# start of Given material

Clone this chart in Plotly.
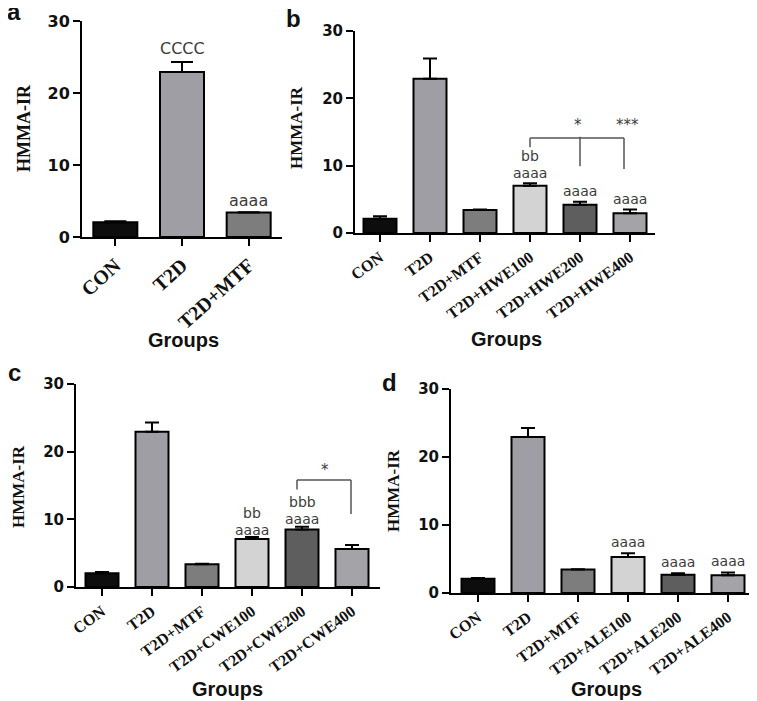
import plotly.graph_objects as go

# ---------------- data ----------------
cats_a = ["CON", "T2D", "T2D+MTF"]
vals_a = [2.05, 22.9, 3.4]
err_a = [0.15, 1.4, 0.05]

cats_b = ["CON", "T2D", "T2D+MTF", "T2D+HWE100", "T2D+HWE200", "T2D+HWE400"]
vals_b = [2.1, 22.9, 3.4, 7.0, 4.2, 2.95]
err_b = [0.4, 3.0, 0.1, 0.4, 0.45, 0.55]

cats_c = ["CON", "T2D", "T2D+MTF", "T2D+CWE100", "T2D+CWE200", "T2D+CWE400"]
vals_c = [2.05, 22.95, 3.37, 7.1, 8.5, 5.6]
err_c = [0.15, 1.35, 0.05, 0.3, 0.4, 0.6]

cats_d = ["CON", "T2D", "T2D+MTF", "T2D+ALE100", "T2D+ALE200", "T2D+ALE400"]
vals_d = [2.1, 22.95, 3.45, 5.3, 2.7, 2.6]
err_d = [0.1, 1.3, 0.05, 0.55, 0.2, 0.4]

y_ticks = [0, 10, 20, 30]

# significance letters: (category index, text, y)
sig_a = [(1, "CCCC", 26.2), (2, "aaaa", 5.1)]
sig_b = [(3, "bb", 11.5), (3, "aaaa", 8.9), (4, "aaaa", 6.2), (5, "aaaa", 5.1)]
sig_c = [(3, "bb", 10.9), (3, "aaaa", 8.4), (4, "bbb", 12.6), (4, "aaaa", 10.0)]
sig_d = [(3, "aaaa", 7.5), (4, "aaaa", 4.6), (5, "aaaa", 4.7)]

bar_colors = ["#0d0d0d", "#9e9ea4", "#7d7d7d", "#d3d3d3", "#5e5e5e", "#a4a4a8"]

OFF = 8  # page body margin
W, H = 757 - OFF, 701 - OFF

# panel geometry in screen pixels: (x0, x1, ytop, ybottom)
panels = {
    "a": dict(cats=cats_a, vals=vals_a, err=err_a, sig=sig_a, px=(82, 282, 21, 237),
              xr=[-0.5, 2.5], tickfont=20, angle=-42, ytf=16, cap=11, sf=16),
    "b": dict(cats=cats_b, vals=vals_b, err=err_b, sig=sig_b, px=(355, 655, 31, 233),
              xr=[-0.5, 5.5], tickfont=16, angle=-36, ytf=15, cap=7, sf=14),
    "c": dict(cats=cats_c, vals=vals_c, err=err_c, sig=sig_c, px=(76, 380, 384, 587),
              xr=[-0.52, 5.56], tickfont=16, angle=-36, ytf=15, cap=7, sf=14),
    "d": dict(cats=cats_d, vals=vals_d, err=err_d, sig=sig_d, px=(451, 755, 389, 593),
              xr=[-0.54, 5.54], tickfont=16, angle=-36, ytf=15, cap=7, sf=14),
}

fig = go.Figure()
layout = dict(width=W, height=H, margin=dict(l=0, r=0, t=0, b=0),
              plot_bgcolor="white", paper_bgcolor="white", showlegend=False)
annotations = []
shapes = []


def fx(x):
    return (x - OFF) / W


def fy(y):
    return 1 - (y - OFF) / H


for i, (key, p) in enumerate(panels.items()):
    n = i + 1
    xa = "x" if n == 1 else f"x{n}"
    ya = "y" if n == 1 else f"y{n}"
    x0, x1, yt, yb = p["px"]
    fig.add_trace(go.Bar(
        x=list(range(len(p["cats"]))), y=p["vals"], xaxis=xa, yaxis=ya,
        marker=dict(color=bar_colors[:len(p["cats"])], line=dict(color="black", width=2)),
        width=0.66,
        error_y=dict(type="data", array=p["err"], arrayminus=[0] * len(p["err"]),
                     symmetric=False, color="black", thickness=2, width=p["cap"]),
        hoverinfo="skip",
    ))
    xkey = "xaxis" if n == 1 else f"xaxis{n}"
    ykey = "yaxis" if n == 1 else f"yaxis{n}"
    layout[xkey] = dict(
        domain=[fx(x0), fx(x1)], anchor=ya, range=p["xr"],
        tickmode="array", tickvals=list(range(len(p["cats"]))), ticktext=p["cats"],
        tickangle=p["angle"], ticks="outside", ticklen=7, tickwidth=2, tickcolor="black",
        showline=True, linecolor="black", linewidth=2, showgrid=False, zeroline=False,
        tickfont=dict(family="Liberation Serif", size=p["tickfont"], color="#111111",
                      weight="bold"),
        automargin=False, fixedrange=True,
    )
    layout[ykey] = dict(
        domain=[fy(yb), fy(yt)], anchor=xa, range=[0, 30],
        tickmode="array", tickvals=y_ticks, ticks="outside", ticklen=7, tickwidth=2,
        tickcolor="black", showline=True, linecolor="black", linewidth=2,
        showgrid=False, zeroline=False,
        tickfont=dict(family="DejaVu Sans", size=p["ytf"], color="#111111", weight="bold"),
        automargin=False, fixedrange=True,
    )
    for (ci, txt, yv) in p["sig"]:
        annotations.append(dict(x=ci, y=yv, xref=xa, yref=ya, text=txt, showarrow=False,
                                font=dict(family="DejaVu Sans", size=p["sf"], color="#3c3c3c"),
                                xanchor="center", yanchor="middle"))

# bracket lines (panel b and c)
brk_b = [(3, 14.1, 4.88, 14.1), (3, 14.1, 3, 12.75), (4, 14.3, 4, 9.9), (4.88, 14.1, 4.88, 9.5)]
for (a0, b0, a1, b1) in brk_b:
    shapes.append(dict(type="line", xref="x2", yref="y2", x0=a0, y0=b0, x1=a1, y1=b1,
                       line=dict(color="#555555", width=1.5)))
brk_c = [(3.9, 15.8, 4.98, 15.8), (3.9, 15.8, 3.9, 14.4), (4.98, 15.8, 4.98, 10.8)]
for (a0, b0, a1, b1) in brk_c:
    shapes.append(dict(type="line", xref="x3", yref="y3", x0=a0, y0=b0, x1=a1, y1=b1,
                       line=dict(color="#555555", width=1.5)))
star_font = dict(family="DejaVu Sans", size=15, color="#3c3c3c")
annotations.append(dict(x=3.95, y=16.0, xref="x2", yref="y2", text="*", showarrow=False,
                        font=star_font))
annotations.append(dict(x=4.95, y=16.0, xref="x2", yref="y2", text="***", showarrow=False,
                        font=star_font))
annotations.append(dict(x=4.45, y=17.3, xref="x3", yref="y3", text="*", showarrow=False,
                        font=star_font))


def px_ann(x, y, text, size, family, angle=0, bold=True):
    annotations.append(dict(x=fx(x), y=fy(y), xref="paper", yref="paper", text=text,
                            showarrow=False, textangle=angle, xanchor="center",
                            yanchor="middle",
                            font=dict(family=family, size=size, color="#111111",
                                      weight="bold" if bold else "normal")))


# panel letters
px_ann(14, 12, "a", 24, "Liberation Sans")
px_ann(293, 18, "b", 24, "Liberation Sans")
px_ann(14, 372, "c", 24, "Liberation Sans")
px_ann(389, 382, "d", 24, "Liberation Sans")
# y titles
px_ann(24, 128, "HMMA-IR", 18, "Liberation Serif", angle=-90)
px_ann(296, 128, "HMMA-IR", 17, "Liberation Serif", angle=-90)
px_ann(19, 487, "HMMA-IR", 17, "Liberation Serif", angle=-90)
px_ann(393, 490, "HMMA-IR", 17, "Liberation Serif", angle=-90)
# x titles
px_ann(183, 340, "Groups", 20, "Liberation Sans")
px_ann(506, 339, "Groups", 20, "Liberation Sans")
px_ann(227, 689, "Groups", 20, "Liberation Sans")
px_ann(606, 689, "Groups", 20, "Liberation Sans")

layout["annotations"] = annotations
layout["shapes"] = shapes
fig.update_layout(**layout)
fig.write_html("out.html")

# end of Given material

▶ _The task_
Transcribe the full listing above exactly as it stands, minus the pictures.

▶ _Result_
Clone this chart in Plotly.
import plotly.graph_objects as go

# ---------------- data ----------------
cats_a = ["CON", "T2D", "T2D+MTF"]
vals_a = [2.05, 22.9, 3.4]
err_a = [0.15, 1.4, 0.05]

cats_b = ["CON", "T2D", "T2D+MTF", "T2D+HWE100", "T2D+HWE200", "T2D+HWE400"]
vals_b = [2.1, 22.9, 3.4, 7.0, 4.2, 2.95]
err_b = [0.4, 3.0, 0.1, 0.4, 0.45, 0.55]

cats_c = ["CON", "T2D", "T2D+MTF", "T2D+CWE100", "T2D+CWE200", "T2D+CWE400"]
vals_c = [2.05, 22.95, 3.37, 7.1, 8.5, 5.6]
err_c = [0.15, 1.35, 0.05, 0.3, 0.4, 0.6]

cats_d = ["CON", "T2D", "T2D+MTF", "T2D+ALE100", "T2D+ALE200", "T2D+ALE400"]
vals_d = [2.1, 22.95, 3.45, 5.3, 2.7, 2.6]
err_d = [0.1, 1.3, 0.05, 0.55, 0.2, 0.4]

y_ticks = [0, 10, 20, 30]

# significance letters: (category index, text, y)
sig_a = [(1, "CCCC", 26.2), (2, "aaaa", 5.1)]
sig_b = [(3, "bb", 11.5), (3, "aaaa", 8.9), (4, "aaaa", 6.2), (5, "aaaa", 5.1)]
sig_c = [(3, "bb", 10.9), (3, "aaaa", 8.4), (4, "bbb", 12.6), (4, "aaaa", 10.0)]
sig_d = [(3, "aaaa", 7.5), (4, "aaaa", 4.6), (5, "aaaa", 4.7)]

bar_colors = ["#0d0d0d", "#9e9ea4", "#7d7d7d", "#d3d3d3", "#5e5e5e", "#a4a4a8"]

OFF = 8  # page body margin
W, H = 757 - OFF, 701 - OFF

# panel geometry in screen pixels: (x0, x1, ytop, ybottom)
panels = {
    "a": dict(cats=cats_a, vals=vals_a, err=err_a, sig=sig_a, px=(82, 282, 21, 237),
              xr=[-0.5, 2.5], tickfont=20, angle=-42, ytf=16, cap=11, sf=16),
    "b": dict(cats=cats_b, vals=vals_b, err=err_b, sig=sig_b, px=(355, 655, 31, 233),
              xr=[-0.5, 5.5], tickfont=16, angle=-36, ytf=15, cap=7, sf=14),
    "c": dict(cats=cats_c, vals=vals_c, err=err_c, sig=sig_c, px=(76, 380, 384, 587),
              xr=[-0.52, 5.56], tickfont=16, angle=-36, ytf=15, cap=7, sf=14),
    "d": dict(cats=cats_d, vals=vals_d, err=err_d, sig=sig_d, px=(451, 755, 389, 593),
              xr=[-0.54, 5.54], tickfont=16, angle=-36, ytf=15, cap=7, sf=14),
}

fig = go.Figure()
layout = dict(width=W, height=H, margin=dict(l=0, r=0, t=0, b=0),
              plot_bgcolor="white", paper_bgcolor="white", showlegend=False)
annotations = []
shapes = []


def fx(x):
    return (x - OFF) / W


def fy(y):
    return 1 - (y - OFF) / H


for i, (key, p) in enumerate(panels.items()):
    n = i + 1
    xa = "x" if n == 1 else f"x{n}"
    ya = "y" if n == 1 else f"y{n}"
    x0, x1, yt, yb = p["px"]
    fig.add_trace(go.Bar(
        x=list(range(len(p["cats"]))), y=p["vals"], xaxis=xa, yaxis=ya,
        marker=dict(color=bar_colors[:len(p["cats"])], line=dict(color="black", width=2)),
        width=0.66,
        error_y=dict(type="data", array=p["err"], arrayminus=[0] * len(p["err"]),
                     symmetric=False, color="black", thickness=2, width=p["cap"]),
        hoverinfo="skip",
    ))
    xkey = "xaxis" if n == 1 else f"xaxis{n}"
    ykey = "yaxis" if n == 1 else f"yaxis{n}"
    layout[xkey] = dict(
        domain=[fx(x0), fx(x1)], anchor=ya, range=p["xr"],
        tickmode="array", tickvals=list(range(len(p["cats"]))), ticktext=p["cats"],
        tickangle=p["angle"], ticks="outside", ticklen=7, tickwidth=2, tickcolor="black",
        showline=True, linecolor="black", linewidth=2, showgrid=False, zeroline=False,
        tickfont=dict(family="Liberation Serif", size=p["tickfont"], color="#111111",
                      weight="bold"),
        automargin=False, fixedrange=True,
    )
    layout[ykey] = dict(
        domain=[fy(yb), fy(yt)], anchor=xa, range=[0, 30],
        tickmode="array", tickvals=y_ticks, ticks="outside", ticklen=7, tickwidth=2,
        tickcolor="black", showline=True, linecolor="black", linewidth=2,
        showgrid=False, zeroline=False,
        tickfont=dict(family="DejaVu Sans", size=p["ytf"], color="#111111", weight="bold"),
        automargin=False, fixedrange=True,
    )
    for (ci, txt, yv) in p["sig"]:
        annotations.append(dict(x=ci, y=yv, xref=xa, yref=ya, text=txt, showarrow=False,
                                font=dict(family="DejaVu Sans", size=p["sf"], color="#3c3c3c"),
                                xanchor="center", yanchor="middle"))

# bracket lines (panel b and c)
brk_b = [(3, 14.1, 4.88, 14.1), (3, 14.1, 3, 12.75), (4, 14.3, 4, 9.9), (4.88, 14.1, 4.88, 9.5)]
for (a0, b0, a1, b1) in brk_b:
    shapes.append(dict(type="line", xref="x2", yref="y2", x0=a0, y0=b0, x1=a1, y1=b1,
                       line=dict(color="#555555", width=1.5)))
brk_c = [(3.9, 15.8, 4.98, 15.8), (3.9, 15.8, 3.9, 14.4), (4.98, 15.8, 4.98, 10.8)]
for (a0, b0, a1, b1) in brk_c:
    shapes.append(dict(type="line", xref="x3", yref="y3", x0=a0, y0=b0, x1=a1, y1=b1,
                       line=dict(color="#555555", width=1.5)))
star_font = dict(family="DejaVu Sans", size=15, color="#3c3c3c")
annotations.append(dict(x=3.95, y=16.0, xref="x2", yref="y2", text="*", showarrow=False,
                        font=star_font))
annotations.append(dict(x=4.95, y=16.0, xref="x2", yref="y2", text="***", showarrow=False,
                        font=star_font))
annotations.append(dict(x=4.45, y=17.3, xref="x3", yref="y3", text="*", showarrow=False,
                        font=star_font))


def px_ann(x, y, text, size, family, angle=0, bold=True):
    annotations.append(dict(x=fx(x), y=fy(y), xref="paper", yref="paper", text=text,
                            showarrow=False, textangle=angle, xanchor="center",
                            yanchor="middle",
                            font=dict(family=family, size=size, color="#111111",
                                      weight="bold" if bold else "normal")))


# panel letters
px_ann(14, 12, "a", 24, "Liberation Sans")
px_ann(293, 18, "b", 24, "Liberation Sans")
px_ann(14, 372, "c", 24, "Liberation Sans")
px_ann(389, 382, "d", 24, "Liberation Sans")
# y titles
px_ann(24, 128, "HMMA-IR", 18, "Liberation Serif", angle=-90)
px_ann(296, 128, "HMMA-IR", 17, "Liberation Serif", angle=-90)
px_ann(19, 487, "HMMA-IR", 17, "Liberation Serif", angle=-90)
px_ann(393, 490, "HMMA-IR", 17, "Liberation Serif", angle=-90)
# x titles
px_ann(183, 340, "Groups", 20, "Liberation Sans")
px_ann(506, 339, "Groups", 20, "Liberation Sans")
px_ann(227, 689, "Groups", 20, "Liberation Sans")
px_ann(606, 689, "Groups", 20, "Liberation Sans")

layout["annotations"] = annotations
layout["shapes"] = shapes
fig.update_layout(**layout)
fig.write_html("out.html")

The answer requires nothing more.